Show that if $\lim_{x\to a} f(x) = L$, then $\lim_{x \to a} cos(f(x))=cos(L)$.
Hint: looking up some trigonometric identities may help you
I have been using delta-epilson to prove this statement, but the hint that has been given is throwing me off.
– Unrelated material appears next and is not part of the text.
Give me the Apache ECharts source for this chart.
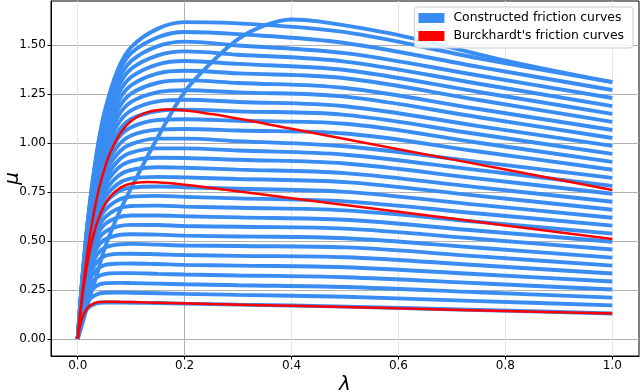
<!DOCTYPE html>
<html>
<head>
<meta charset="utf-8">
<script src="https://cdn.jsdelivr.net/npm/echarts@6/dist/echarts.min.js"></script>
<style>
  html, body { margin: 0; padding: 0; background: #fff; }
  #chart { width: 640px; height: 392px; }
</style>
</head>
<body>
<div id="chart"></div>
<script>
// slip grid shared by the constructed (blue) curves
const lamBlue = [0, 0.005, 0.01, 0.02, 0.035, 0.05, 0.075, 0.1, 0.15, 0.2, 0.3, 0.5, 0.75, 1.0]
// one row per constructed friction curve (bottom to top)
const blueCurves = [
  [0, 0.071, 0.116, 0.160, 0.181, 0.186, 0.186, 0.185, 0.183, 0.180, 0.175, 0.165, 0.148, 0.130],
  [0, 0.083, 0.137, 0.196, 0.227, 0.236, 0.237, 0.236, 0.233, 0.230, 0.225, 0.215, 0.193, 0.171],
  [0, 0.094, 0.157, 0.229, 0.271, 0.284, 0.286, 0.285, 0.282, 0.279, 0.274, 0.265, 0.238, 0.211],
  [0, 0.103, 0.175, 0.260, 0.313, 0.331, 0.336, 0.336, 0.332, 0.329, 0.324, 0.315, 0.284, 0.252],
  [0, 0.111, 0.191, 0.288, 0.353, 0.377, 0.384, 0.385, 0.382, 0.378, 0.374, 0.366, 0.330, 0.293],
  [0, 0.118, 0.204, 0.314, 0.391, 0.422, 0.434, 0.435, 0.432, 0.428, 0.424, 0.417, 0.376, 0.334],
  [0, 0.124, 0.216, 0.338, 0.427, 0.465, 0.482, 0.485, 0.481, 0.477, 0.474, 0.467, 0.421, 0.374],
  [0, 0.129, 0.226, 0.358, 0.461, 0.506, 0.529, 0.534, 0.532, 0.527, 0.523, 0.514, 0.465, 0.415],
  [0, 0.131, 0.233, 0.375, 0.490, 0.544, 0.574, 0.582, 0.581, 0.576, 0.572, 0.563, 0.510, 0.456],
  [0, 0.135, 0.241, 0.392, 0.519, 0.583, 0.620, 0.630, 0.630, 0.626, 0.620, 0.608, 0.552, 0.496],
  [0, 0.137, 0.247, 0.406, 0.545, 0.617, 0.664, 0.678, 0.680, 0.675, 0.669, 0.656, 0.597, 0.537],
  [0, 0.141, 0.255, 0.423, 0.573, 0.654, 0.708, 0.726, 0.730, 0.725, 0.717, 0.702, 0.640, 0.578],
  [0, 0.144, 0.262, 0.438, 0.598, 0.687, 0.750, 0.772, 0.778, 0.774, 0.766, 0.750, 0.684, 0.618],
  [0, 0.146, 0.267, 0.450, 0.623, 0.719, 0.791, 0.819, 0.827, 0.824, 0.816, 0.800, 0.730, 0.659],
  [0, 0.148, 0.271, 0.460, 0.641, 0.748, 0.830, 0.862, 0.876, 0.873, 0.864, 0.846, 0.773, 0.700],
  [0, 0.150, 0.276, 0.472, 0.664, 0.778, 0.870, 0.907, 0.924, 0.923, 0.914, 0.895, 0.818, 0.741],
  [0, 0.152, 0.280, 0.481, 0.683, 0.805, 0.907, 0.950, 0.972, 0.972, 0.961, 0.940, 0.861, 0.781],
  [0, 0.155, 0.287, 0.496, 0.706, 0.836, 0.946, 0.994, 1.022, 1.022, 1.009, 0.983, 0.903, 0.822],
  [0, 0.158, 0.293, 0.507, 0.727, 0.865, 0.984, 1.038, 1.068, 1.071, 1.063, 1.048, 0.956, 0.863],
  [0, 0.160, 0.298, 0.518, 0.747, 0.893, 1.022, 1.080, 1.117, 1.121, 1.113, 1.098, 1.001, 0.903],
  [0, 0.162, 0.302, 0.528, 0.765, 0.917, 1.055, 1.122, 1.163, 1.170, 1.161, 1.143, 1.044, 0.944],
  [0, 0.166, 0.310, 0.543, 0.789, 0.949, 1.095, 1.166, 1.212, 1.220, 1.209, 1.187, 1.086, 0.985],
  [0, 0.170, 0.317, 0.558, 0.813, 0.979, 1.134, 1.209, 1.259, 1.269, 1.258, 1.236, 1.131, 1.025],
  [0, 0.173, 0.324, 0.571, 0.835, 1.009, 1.172, 1.252, 1.307, 1.319, 1.306, 1.280, 1.173, 1.066],
  [0, 0.177, 0.332, 0.584, 0.856, 1.038, 1.208, 1.294, 1.355, 1.368, 1.355, 1.330, 1.219, 1.107],
  [0, 0.180, 0.338, 0.597, 0.877, 1.066, 1.245, 1.336, 1.401, 1.418, 1.403, 1.372, 1.260, 1.148],
  [0, 0.183, 0.344, 0.608, 0.897, 1.092, 1.281, 1.378, 1.447, 1.467, 1.450, 1.415, 1.302, 1.188],
  [0, 0.186, 0.349, 0.620, 0.916, 1.120, 1.315, 1.418, 1.494, 1.517, 1.497, 1.458, 1.344, 1.229],
  [0, 0.188, 0.354, 0.630, 0.935, 1.143, 1.349, 1.458, 1.539, 1.566, 1.555, 1.510, 1.388, 1.270],
  [0, 0.187, 0.352, 0.630, 0.940, 1.156, 1.373, 1.489, 1.583, 1.616, 1.610, 1.565, 1.432, 1.310]
]
// the slow-rising constructed curve that forms the diagonal ridge and the top
const lamRidge = [0, 0.01, 0.02, 0.035, 0.05, 0.075, 0.1, 0.15, 0.2, 0.25, 0.3, 0.35, 0.4, 0.45, 0.6, 0.8, 1.0]
const ridgeCurve = [0, 0.09, 0.19, 0.32, 0.46, 0.63, 0.77, 1.03, 1.26, 1.41, 1.53, 1.60, 1.63, 1.62, 1.55, 1.42, 1.31]

// Burckhardt curves (dry asphalt, wet asphalt, snow)
const lamRed = [0, 0.005, 0.01, 0.02, 0.03, 0.04, 0.05, 0.06, 0.08, 0.1, 0.13, 0.17, 0.25, 0.4, 0.6, 0.8, 1.0]
const redDry = [0, 0.142, 0.268, 0.477, 0.641, 0.769, 0.868, 0.945, 1.051, 1.112, 1.156, 1.170, 1.147, 1.072, 0.968, 0.864, 0.760]
const redWet = [0, 0.132, 0.243, 0.414, 0.536, 0.622, 0.682, 0.724, 0.772, 0.793, 0.801, 0.795, 0.770, 0.718, 0.649, 0.579, 0.510]
const redSnow = [0, 0.073, 0.118, 0.164, 0.181, 0.188, 0.190, 0.190, 0.189, 0.188, 0.186, 0.184, 0.178, 0.169, 0.156, 0.143, 0.130]

// tick labels
const xTicks = [0, 0.2, 0.4, 0.6, 0.8, 1.0]
const yTicks = [0, 0.25, 0.5, 0.75, 1.0, 1.25, 1.5]

const BLUE_NAME = 'Constructed friction curves'
const RED_NAME = "Burckhardt's friction curves"
const BLUE = '#388cf2'
const RED = '#ff0000'

function pairs(lam, vals) {
  return lam.map((x, i) => [x, vals[i]])
}

function blueSeries(lam, vals) {
  return {
    name: BLUE_NAME,
    type: 'line',
    data: pairs(lam, vals),
    smooth: 0.35,
    showSymbol: false,
    symbol: 'none',
    color: BLUE,
    lineStyle: { color: BLUE, width: 3.9 },
    z: 2,
    silent: true
  }
}

function redSeries(vals) {
  return {
    name: RED_NAME,
    type: 'line',
    data: pairs(lamRed, vals),
    smooth: 0.35,
    showSymbol: false,
    symbol: 'none',
    color: RED,
    lineStyle: { color: RED, width: 2.5 },
    z: 3,
    silent: true
  }
}

const series = blueCurves.map(c => blueSeries(lamBlue, c))
series.push(blueSeries(lamRidge, ridgeCurve))
series.push(redSeries(redDry), redSeries(redWet), redSeries(redSnow))

const font = 'DejaVu Sans'
const light = '#e6e6e6'
const chart = echarts.init(document.getElementById('chart'), null, { renderer: 'canvas' })

chart.setOption({
  animation: false,
  backgroundColor: '#fff',
  grid: {
    left: 51, right: 1, top: 1, bottom: 36,
    containLabel: false,
    outerBoundsMode: 'none',
    show: true, borderColor: '#000', borderWidth: 1
  },
  legend: {
    right: 7,
    top: 7,
    orient: 'vertical',
    icon: 'rect',
    itemWidth: 26,
    itemHeight: 10,
    itemGap: 6,
    padding: [5, 9, 6, 4],
    backgroundColor: 'rgba(255,255,255,0.85)',
    borderColor: '#cccccc',
    borderWidth: 1,
    borderRadius: 3,
    textStyle: { fontFamily: font, fontSize: 12.4, color: '#000', padding: [0, 0, 0, 4] },
    data: [BLUE_NAME, RED_NAME]
  },
  xAxis: {
    type: 'value',
    min: -0.05,
    max: 1.05,
    name: 'λ',
    nameLocation: 'middle',
    nameGap: 19,
    nameMoveOverlap: false,
    nameTextStyle: { fontFamily: font, fontSize: 20, fontStyle: 'italic', color: '#000' },
    axisLine: { onZero: false, lineStyle: { color: '#000', width: 1 } },
    axisTick: { show: true, length: 3.5, lineStyle: { color: '#000' }, customValues: xTicks },
    axisLabel: {
      customValues: xTicks,
      margin: 4,
      fontFamily: font, fontSize: 12, color: '#000',
      formatter: v => v.toFixed(1)
    },
    splitLine: {
      show: true,
      lineStyle: { color: [light, '#b0b0b0', light, light, light, light], width: 1 }
    }
  },
  yAxis: {
    type: 'value',
    min: -0.087,
    max: 1.724,
    name: 'μ',
    nameLocation: 'middle',
    nameGap: 28,
    nameRotate: 90,
    nameMoveOverlap: false,
    nameTextStyle: { fontFamily: font, fontSize: 20, fontStyle: 'italic', color: '#000' },
    axisLine: { show: true, onZero: false, lineStyle: { color: '#000', width: 1 } },
    axisTick: { show: true, length: 3.5, lineStyle: { color: '#000' }, customValues: yTicks },
    axisLabel: {
      customValues: yTicks,
      margin: 5,
      fontFamily: font, fontSize: 12, color: '#000',
      formatter: v => v.toFixed(2)
    },
    splitLine: { show: true, lineStyle: { color: '#b0b0b0', width: 1 } }
  },
  series: series
})
</script>
</body>
</html>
Why would using trigonometric identities help with this question?
$$\cos(A)-\cos(B)=-2\sin\left(\frac{A+B}{2}\right)\sin\left(\frac{A-B}{2}\right)$$ Apply this with $A=f(x)$ and $B=L$. Then $$\left|\cos(f(x))-\cos(L)\right|=2\left|\sin\left(\frac{f(x)+L}{2}\right)\sin\left(\frac{f(x)-L}{2}\right)\right|.$$ Now, recall that $|\sin(t)|\le|t|$, so, $$\left|\cos(f(x))-\cos(L)\right|\le\frac{1}{2}|f(x)+L||f(x)-L|.$$ And from here, it is easy to conclude a $\delta-\varepsilon$ type proof.
For the sake of completeness, $$\cos(a+b)=\cos(a)\cos(b)-\sin(a)\sin(b)$$ $$\cos(a-b)=\cos(a)\cos(b)+\sin(a)\sin(b)$$ by substracting $$\cos(a+b)-\cos(a-b)=-2\sin(a)\sin(b).$$ Now, calling $A=a+b$ and $B=a-b$, gives $a=\frac{A+B}{2}$ and $b=\frac{A-B}{2}$.